### Job
Copy out the entries below in full and exactly.

################

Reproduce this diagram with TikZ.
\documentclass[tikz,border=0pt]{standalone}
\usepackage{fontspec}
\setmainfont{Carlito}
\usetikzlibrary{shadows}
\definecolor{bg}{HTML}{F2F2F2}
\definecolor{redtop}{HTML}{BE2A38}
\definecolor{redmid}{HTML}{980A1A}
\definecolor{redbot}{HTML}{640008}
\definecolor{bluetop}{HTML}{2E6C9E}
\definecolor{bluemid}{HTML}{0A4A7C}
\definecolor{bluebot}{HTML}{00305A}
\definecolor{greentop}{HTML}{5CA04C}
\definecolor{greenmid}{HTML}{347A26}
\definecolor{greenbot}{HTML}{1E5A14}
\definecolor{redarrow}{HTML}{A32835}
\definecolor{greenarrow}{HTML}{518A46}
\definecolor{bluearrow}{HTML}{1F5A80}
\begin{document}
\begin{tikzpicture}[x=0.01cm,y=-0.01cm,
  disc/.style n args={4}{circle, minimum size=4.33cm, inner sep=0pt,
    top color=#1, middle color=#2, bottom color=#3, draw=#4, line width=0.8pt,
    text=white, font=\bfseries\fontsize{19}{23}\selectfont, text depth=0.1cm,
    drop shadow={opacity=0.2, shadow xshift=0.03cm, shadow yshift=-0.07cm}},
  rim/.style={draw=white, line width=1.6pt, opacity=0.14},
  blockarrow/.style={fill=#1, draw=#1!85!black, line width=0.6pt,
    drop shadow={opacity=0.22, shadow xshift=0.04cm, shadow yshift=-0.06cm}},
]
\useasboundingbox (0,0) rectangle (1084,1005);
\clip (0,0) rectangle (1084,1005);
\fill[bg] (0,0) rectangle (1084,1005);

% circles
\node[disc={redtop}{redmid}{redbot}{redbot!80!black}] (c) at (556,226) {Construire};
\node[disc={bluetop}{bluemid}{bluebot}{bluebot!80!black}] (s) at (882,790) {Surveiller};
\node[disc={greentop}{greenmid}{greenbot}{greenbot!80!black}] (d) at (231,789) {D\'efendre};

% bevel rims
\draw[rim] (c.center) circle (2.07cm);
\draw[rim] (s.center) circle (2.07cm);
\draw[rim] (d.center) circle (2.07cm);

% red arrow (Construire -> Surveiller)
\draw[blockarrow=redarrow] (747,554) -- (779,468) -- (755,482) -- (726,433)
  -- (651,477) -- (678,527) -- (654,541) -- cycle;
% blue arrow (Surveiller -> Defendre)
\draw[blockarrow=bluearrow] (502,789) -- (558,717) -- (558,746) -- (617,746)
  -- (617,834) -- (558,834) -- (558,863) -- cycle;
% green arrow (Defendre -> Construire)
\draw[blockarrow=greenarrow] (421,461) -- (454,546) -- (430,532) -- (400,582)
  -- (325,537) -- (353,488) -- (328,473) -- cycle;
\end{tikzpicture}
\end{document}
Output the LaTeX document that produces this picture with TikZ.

################

### Task answer
Reproduce this diagram with TikZ.
\documentclass[tikz,border=0pt]{standalone}
\usepackage{fontspec}
\setmainfont{Carlito}
\usetikzlibrary{shadows}
\definecolor{bg}{HTML}{F2F2F2}
\definecolor{redtop}{HTML}{BE2A38}
\definecolor{redmid}{HTML}{980A1A}
\definecolor{redbot}{HTML}{640008}
\definecolor{bluetop}{HTML}{2E6C9E}
\definecolor{bluemid}{HTML}{0A4A7C}
\definecolor{bluebot}{HTML}{00305A}
\definecolor{greentop}{HTML}{5CA04C}
\definecolor{greenmid}{HTML}{347A26}
\definecolor{greenbot}{HTML}{1E5A14}
\definecolor{redarrow}{HTML}{A32835}
\definecolor{greenarrow}{HTML}{518A46}
\definecolor{bluearrow}{HTML}{1F5A80}
\begin{document}
\begin{tikzpicture}[x=0.01cm,y=-0.01cm,
  disc/.style n args={4}{circle, minimum size=4.33cm, inner sep=0pt,
    top color=#1, middle color=#2, bottom color=#3, draw=#4, line width=0.8pt,
    text=white, font=\bfseries\fontsize{19}{23}\selectfont, text depth=0.1cm,
    drop shadow={opacity=0.2, shadow xshift=0.03cm, shadow yshift=-0.07cm}},
  rim/.style={draw=white, line width=1.6pt, opacity=0.14},
  blockarrow/.style={fill=#1, draw=#1!85!black, line width=0.6pt,
    drop shadow={opacity=0.22, shadow xshift=0.04cm, shadow yshift=-0.06cm}},
]
\useasboundingbox (0,0) rectangle (1084,1005);
\clip (0,0) rectangle (1084,1005);
\fill[bg] (0,0) rectangle (1084,1005);

% circles
\node[disc={redtop}{redmid}{redbot}{redbot!80!black}] (c) at (556,226) {Construire};
\node[disc={bluetop}{bluemid}{bluebot}{bluebot!80!black}] (s) at (882,790) {Surveiller};
\node[disc={greentop}{greenmid}{greenbot}{greenbot!80!black}] (d) at (231,789) {D\'efendre};

% bevel rims
\draw[rim] (c.center) circle (2.07cm);
\draw[rim] (s.center) circle (2.07cm);
\draw[rim] (d.center) circle (2.07cm);

% red arrow (Construire -> Surveiller)
\draw[blockarrow=redarrow] (747,554) -- (779,468) -- (755,482) -- (726,433)
  -- (651,477) -- (678,527) -- (654,541) -- cycle;
% blue arrow (Surveiller -> Defendre)
\draw[blockarrow=bluearrow] (502,789) -- (558,717) -- (558,746) -- (617,746)
  -- (617,834) -- (558,834) -- (558,863) -- cycle;
% green arrow (Defendre -> Construire)
\draw[blockarrow=greenarrow] (421,461) -- (454,546) -- (430,532) -- (400,582)
  -- (325,537) -- (353,488) -- (328,473) -- cycle;
\end{tikzpicture}
\end{document}
Output the LaTeX document that produces this picture with TikZ.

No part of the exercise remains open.